Lewis Black came out on stage stuttering.
It was Saturday, Jan. 24, at the Orpheum Theatre and security was tight — rather frighteningly, someone had threatened the safety of the establishment. Venue staff paced the balcony walkways monitoring the older audience who had paid $80 to have Black rant at them. Alcohol was flowing; the line outside the theatre’s bar was comparable to the line outside the women’s bathroom.
“My ego is broken,” he said stumbling over his words. People laughed and “awwed.” All was going according to his plan.
His hour-long set, however, was not from a man of low self-esteem. It didn’t take long for Black to get into his signature tirades and forehead-vein-pulsating, high-blood-pressure-inducing rants — the kind of controlled rage that asserts intellectual dominance and headstrong willfulness.
Specifically, it took one joke — his first — for Black to stop his set and give the audience a lesson on the construction of standup comedy and the etiquette of timely laughter. He was talking about mental illness and the audience had not reacted the way he had wanted, and clearly they were wrong.
Jokes are told in arches, Black took the time to explain, and even if they are disturbing they can still be funny; wait until the end of the joke and understand its purpose.
“There is a laugh and then there is conscious thought afterwards for the crybabies,” Black said. “Saddle up, because we are going to move on down the line to the next joke.”
But that wasn’t the last time Black was faced with sharp intakes of breath, premature boo’s and nervous laughter. It seemed to be the product of talking politics with an audience that seemed to be avoiding political disagreement.
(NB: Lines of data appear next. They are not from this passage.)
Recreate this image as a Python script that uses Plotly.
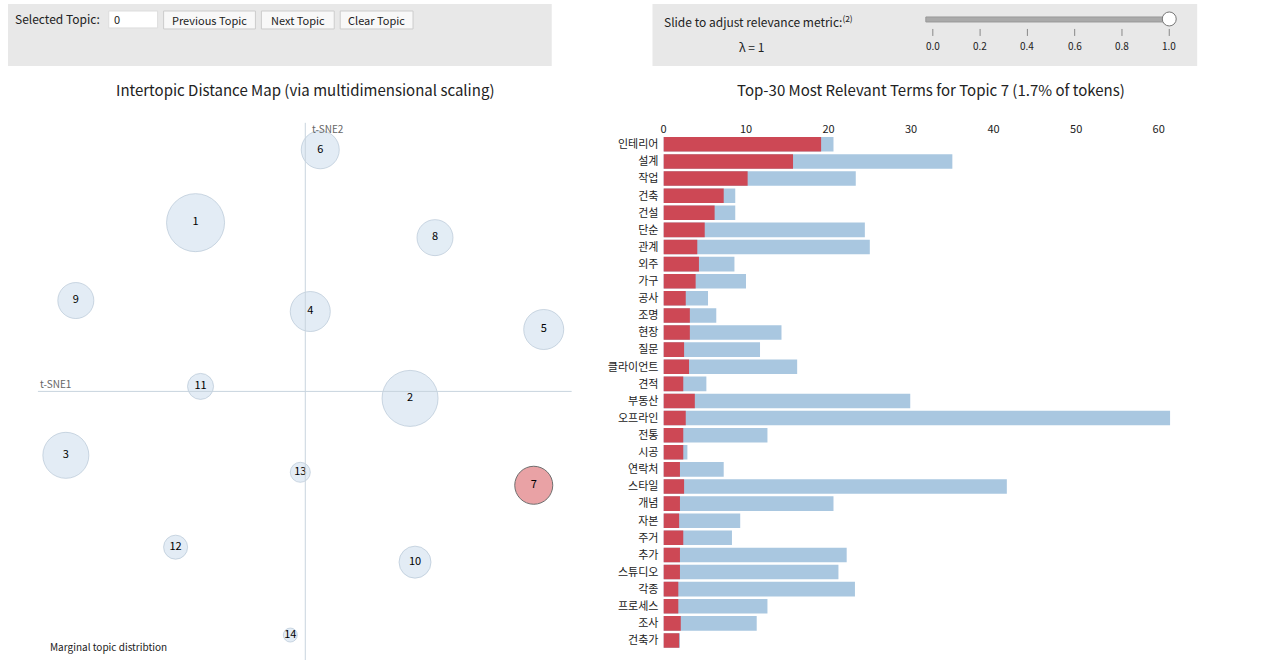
import plotly.graph_objects as go

# intertopic map (pixel-derived coordinates, arbitrary units)
topic_ids = ['1', '2', '3', '4', '5', '6', '7', '8', '9', '10', '11', '12', '13', '14']
topic_x = [-1.10, 1.05, -2.40, 0.05, 2.39, 0.15, 2.29, 1.30, -2.30, 1.10, -1.05, -1.30, -0.05, -0.15]
topic_y = [1.69, -0.07, -0.64, 0.80, 0.62, 2.42, -0.94, 1.54, 0.91, -1.71, 0.05, -1.56, -0.81, -2.44]
topic_size = [58, 56, 46, 40, 40, 38, 38, 36, 36, 32, 26, 24, 20, 14]
selected_topic = '7'

# top terms for topic 7
terms = ['인테리어', '설계', '작업', '건축', '건설', '단순', '관계', '외주', '가구', '공사',
         '조명', '현장', '질문', '클라이언트', '견적', '부동산', '오프라인', '전통', '시공', '연락처',
         '스타일', '개념', '자본', '주거', '추가', '스튜디오', '각종', '프로세스', '조사', '건축가']
term_topic = [19.1, 15.7, 10.2, 7.3, 6.2, 5.0, 4.1, 4.3, 3.9, 2.7,
              3.2, 3.2, 2.5, 3.1, 2.4, 3.8, 2.7, 2.4, 2.4, 2.0,
              2.5, 2.0, 1.9, 2.4, 2.0, 2.0, 1.8, 1.8, 2.1, 1.9]
term_total = [20.6, 35.0, 23.3, 8.7, 8.7, 24.4, 25.0, 8.6, 10.0, 5.4,
              6.4, 14.3, 11.7, 16.2, 5.2, 29.9, 61.4, 12.6, 2.9, 7.3,
              41.6, 20.6, 9.3, 8.3, 22.2, 21.2, 23.2, 12.6, 11.3, 2.0]

W, H = 1280, 660
FONT = 'Noto Sans CJK KR'


def px(x):
    return x / W


def py(y):
    return 1 - y / H


fig = go.Figure()

fill = ['#e07b7f' if t == selected_topic else 'rgba(190,212,232,0.6)' for t in topic_ids]
line = ['#333333' if t == selected_topic else 'rgba(140,165,190,0.6)' for t in topic_ids]
fig.add_trace(go.Scatter(
    x=topic_x, y=topic_y, mode='markers+text', text=topic_ids,
    textfont=dict(size=11, color='black', family=FONT),
    marker=dict(size=topic_size, sizemode='diameter', color=fill, line=dict(color=line, width=1)),
    xaxis='x', yaxis='y', showlegend=False, hoverinfo='text',
))

fig.add_trace(go.Bar(
    y=terms, x=term_total, orientation='h', marker=dict(color='#a9c7e0', line=dict(width=0)),
    xaxis='x2', yaxis='y2', showlegend=False, width=0.85,
))
fig.add_trace(go.Bar(
    y=terms, x=term_topic, orientation='h', marker=dict(color='#cd4855', line=dict(width=0)),
    xaxis='x2', yaxis='y2', showlegend=False, width=0.85,
))

shapes = [
    dict(type='rect', xref='paper', yref='paper', x0=px(5), x1=px(550), y0=py(65), y1=py(3),
         fillcolor='#e8e8e8', line=dict(width=0), layer='below'),
    dict(type='rect', xref='paper', yref='paper', x0=px(651), x1=px(1197), y0=py(65), y1=py(3),
         fillcolor='#e8e8e8', line=dict(width=0), layer='below'),
    dict(type='line', xref='x', yref='paper', x0=0, x1=0, y0=py(660), y1=py(122),
         line=dict(color='#c8d4de', width=1)),
    dict(type='line', xref='paper', yref='y', x0=px(35), x1=px(570), y0=0, y1=0,
         line=dict(color='#c8d4de', width=1)),
    # input box
    dict(type='rect', xref='paper', yref='paper', x0=px(106), x1=px(155), y0=py(27), y1=py(10),
         fillcolor='white', line=dict(color='#dddddd', width=1)),
    # slider
    dict(type='rect', xref='paper', yref='paper', x0=px(925), x1=px(1169), y0=py(21), y1=py(16),
         fillcolor='#aaaaaa', line=dict(color='#999999', width=1)),
    dict(type='circle', xref='paper', yref='paper', x0=px(1162), x1=px(1176), y0=py(25), y1=py(11),
         fillcolor='white', line=dict(color='#777777', width=1)),
]
annotations = [
    dict(text='Selected Topic:', x=px(10), y=py(18), xanchor='left', font=dict(size=12)),
    dict(text='0', x=px(109), y=py(18), xanchor='left', font=dict(size=11)),
    dict(text='Slide to adjust relevance metric:<sup>(2)</sup>', x=px(661), y=py(20), xanchor='left',
         font=dict(size=12)),
    dict(text='λ = 1', x=px(750), y=py(46), font=dict(size=12)),
    dict(text='Intertopic Distance Map (via multidimensional scaling)', x=px(303), y=py(89),
         font=dict(size=15)),
    dict(text='Top-30 Most Relevant Terms for Topic 7 (1.7% of tokens)', x=px(930), y=py(89),
         font=dict(size=15)),
    dict(text='t-SNE1', x=px(35), y=py(383), xanchor='left', font=dict(size=10, color='#666666')),
    dict(text='t-SNE2', x=px(308), y=py(128), xanchor='left', font=dict(size=10, color='#666666')),
    dict(text='Marginal topic distribtion', x=px(45), y=py(646), xanchor='left', font=dict(size=10)),
]
for label, x0, x1 in [('Previous Topic', 161, 253), ('Next Topic', 259, 332), ('Clear Topic', 338, 411)]:
    shapes.append(dict(type='rect', xref='paper', yref='paper', x0=px(x0), x1=px(x1), y0=py(28), y1=py(10),
                       fillcolor='#f8f8f8', line=dict(color='#cccccc', width=1)))
    annotations.append(dict(text=label, x=px((x0 + x1) / 2), y=py(19), font=dict(size=11)))
for i, v in enumerate(['0.0', '0.2', '0.4', '0.6', '0.8', '1.0']):
    xp = 932 + i * 47.4
    shapes.append(dict(type='line', xref='paper', yref='paper', x0=px(xp), x1=px(xp), y0=py(28), y1=py(35),
                       line=dict(color='#888888', width=1)))
    annotations.append(dict(text=v, x=px(xp), y=py(45), font=dict(size=10)))
for a in annotations:
    a.setdefault('xanchor', 'center')
    a.update(xref='paper', yref='paper', yanchor='middle', showarrow=False)

fig.update_layout(
    width=W, height=H, margin=dict(l=0, r=0, t=0, b=0),
    paper_bgcolor='white', plot_bgcolor='white',
    font=dict(family=FONT, color='#222222'),
    barmode='overlay', bargap=0.15,
    xaxis=dict(domain=[px(35), px(570)], range=[-2.68, 2.67], visible=False),
    yaxis=dict(domain=[py(655), py(122)], range=[-2.64, 2.69], visible=False),
    xaxis2=dict(domain=[px(662), px(1170)], range=[0, 61.4], side='top', anchor='y2',
                showgrid=False, zeroline=False, tickvals=[0, 10, 20, 30, 40, 50, 60],
                tickfont=dict(size=11), ticks='', showline=False),
    yaxis2=dict(domain=[py(649), py(135)], anchor='x2', autorange='reversed', showgrid=False,
                tickfont=dict(size=11), ticks='', ticklabelstandoff=4),
    shapes=shapes, annotations=annotations,
)

fig.write_html('out.html', config={'displayModeBar': False},
               post_script="document.body.style.margin='0';")
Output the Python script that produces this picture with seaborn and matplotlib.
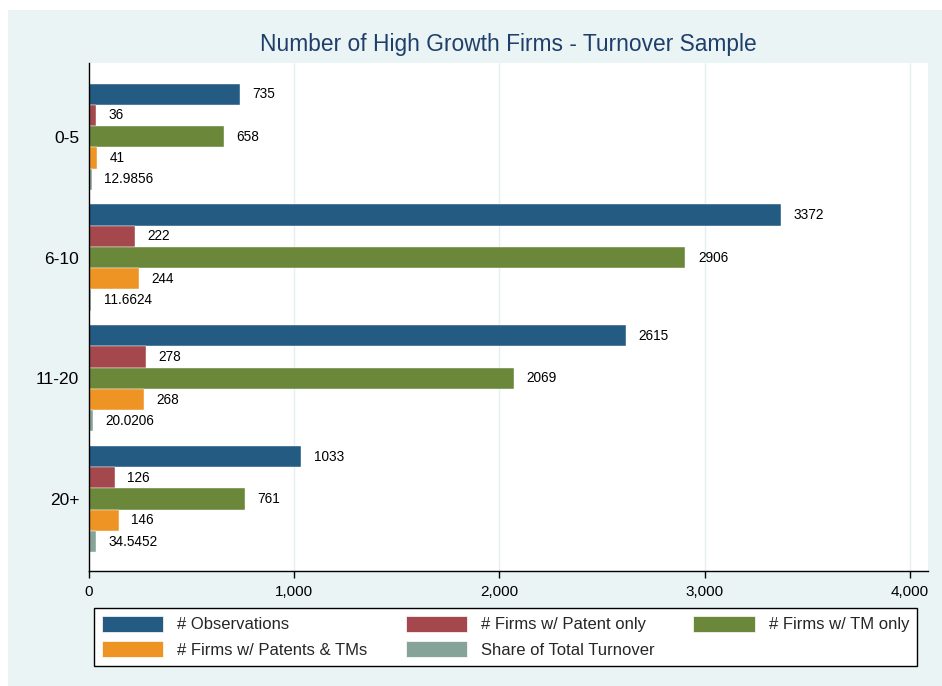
import matplotlib
matplotlib.use("Agg")
import matplotlib.pyplot as plt
from matplotlib.patches import Rectangle
from matplotlib.ticker import FuncFormatter
import seaborn as sns
import pandas as pd

categories = ["0-5", "6-10", "11-20", "20+"]
series_names = ["# Observations", "# Firms w/ Patent only", "# Firms w/ TM only",
                "# Firms w/ Patents & TMs", "Share of Total Turnover"]
observations = [735, 3372, 2615, 1033]
patent_only = [36, 222, 278, 126]
tm_only = [658, 2906, 2069, 761]
patents_tms = [41, 244, 268, 146]
share_turnover = [12.9856, 11.6624, 20.0206, 34.5452]
x_ticks = [0, 1000, 2000, 3000, 4000]

colors = ["#245B83", "#A4484D", "#6A873A", "#EE9424", "#86A399"]

series_values = [observations, patent_only, tm_only, patents_tms, share_turnover]
rows = []
for name, vals in zip(series_names, series_values):
    for cat, v in zip(categories, vals):
        rows.append({"group": cat, "series": name, "value": v})
df = pd.DataFrame(rows)

sns.set_theme(style="white")
plt.rcParams["font.family"] = ["Liberation Sans", "DejaVu Sans"]

W, H = 942, 686
fig = plt.figure(figsize=(W / 100, H / 100), dpi=100)
fig.patch.set_facecolor("white")
fig.patches.append(Rectangle((8 / W, 0), 1 - 8 / W, (H - 10) / H, transform=fig.transFigure,
                             facecolor="#EAF4F4", edgecolor="none", zorder=-10))

ax = fig.add_axes([89 / W, (H - 571) / H, (928 - 89) / W, (571 - 63) / H])
ax.set_facecolor("white")

sns.barplot(data=df, x="value", y="group", hue="series", orient="h",
            palette=colors, width=0.88, gap=0, ax=ax, legend=False,
            hue_order=series_names, order=categories, saturation=1,
            edgecolor="white", linewidth=0.3)

for i, cont in enumerate(ax.containers):
    vals = series_values[i]
    if i == 4:
        labels = [f"{v:.4f}" for v in vals]
    else:
        labels = [f"{v:d}" for v in vals]
    ax.bar_label(cont, labels=labels, padding=9, fontsize=9.8, color="black")

ax.set_xlim(0, 4088)
ax.set_ylim(3.595, -0.61)
ax.set_xticks(x_ticks)
ax.xaxis.set_major_formatter(FuncFormatter(lambda v, p: f"{int(v):,}"))
ax.tick_params(axis="x", length=5, width=1, color="black", labelsize=11, pad=5, bottom=True)
ax.tick_params(axis="y", length=0, labelsize=12.5, pad=7)
for t in ax.get_yticklabels():
    t.set_color("black")
for t in ax.get_xticklabels():
    t.set_color("black")
ax.set_xlabel("")
ax.set_ylabel("")
for x in x_ticks[1:]:
    ax.axvline(x, color="#E4EFF0", linewidth=1, zorder=0)
for s in ["top", "right"]:
    ax.spines[s].set_visible(False)
for s in ["left", "bottom"]:
    ax.spines[s].set_visible(True)
    ax.spines[s].set_color("black")
    ax.spines[s].set_linewidth(1)

fig.text((89 + 928) / 2 / W, (H - 45) / H, "Number of High Growth Firms - Turnover Sample",
         ha="center", va="center", fontsize=16.4, color="#1F3F6A")

handles = [Rectangle((0, 0), 1, 1, facecolor=c, edgecolor="white", linewidth=0.5) for c in colors]
order = [0, 3, 1, 4, 2]
leg = fig.legend([handles[i] for i in order], [series_names[i] for i in order],
                 ncol=3, loc="upper left",
                 bbox_to_anchor=(94 / W, (H - 608) / H),
                 fontsize=12, frameon=True, fancybox=False, framealpha=1,
                 handlelength=3.7, handleheight=1.1, handletextpad=0.84,
                 borderpad=0.45, labelspacing=0.55, columnspacing=2.3, borderaxespad=0)
leg.get_frame().set_edgecolor("black")
leg.get_frame().set_linewidth(1)
leg.get_frame().set_facecolor("white")

fig.savefig("out.png", dpi=100, facecolor=fig.get_facecolor())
No topic was off the table for the Manhattan-based comedian, known for his Comedy Central show “Lewis Black’s Root of all Evil” and his segment Back in Black on “The Daily Show with Jon Stewart.”
Mental health, gun control, Wisconsin’s binge drinking culture, breast implants, relationships, weird news and national pride were all on the hit list. His carefully-constructed anecdotes formed a pendulum between serious discussion and constant ridicule.
Statements like, “we have really not dealt with mental health at all in this country. We fucking refuse to and it’s really sad,” were followed by, “thirty percent of the American people don’t believe mental illness is a real thing. I just made that number up. Much like our leadership, I feel that if they can make shit up, then so can I.”
You could hear people’s revelations throughout the auditorium. “Whoas,” followed “Amens,” as Black’s set served more as a plea for common sense than string of jokes.
He thinks if you ask a woman to get breast implants then you should think twice about the size of your penis and that American politics is like living in the film “Groundhogs Day,” where the mission is: what we can not accomplish today.
His ego was neither broken, nor unstable.
Black is a feminist. He is a self-proclaimed socialist. But ultimately, underneath his “fuck you’s,” faux mental breakdowns and angry horse-like whinnies, Black is a compassionate, informed and confident man … and hilarious.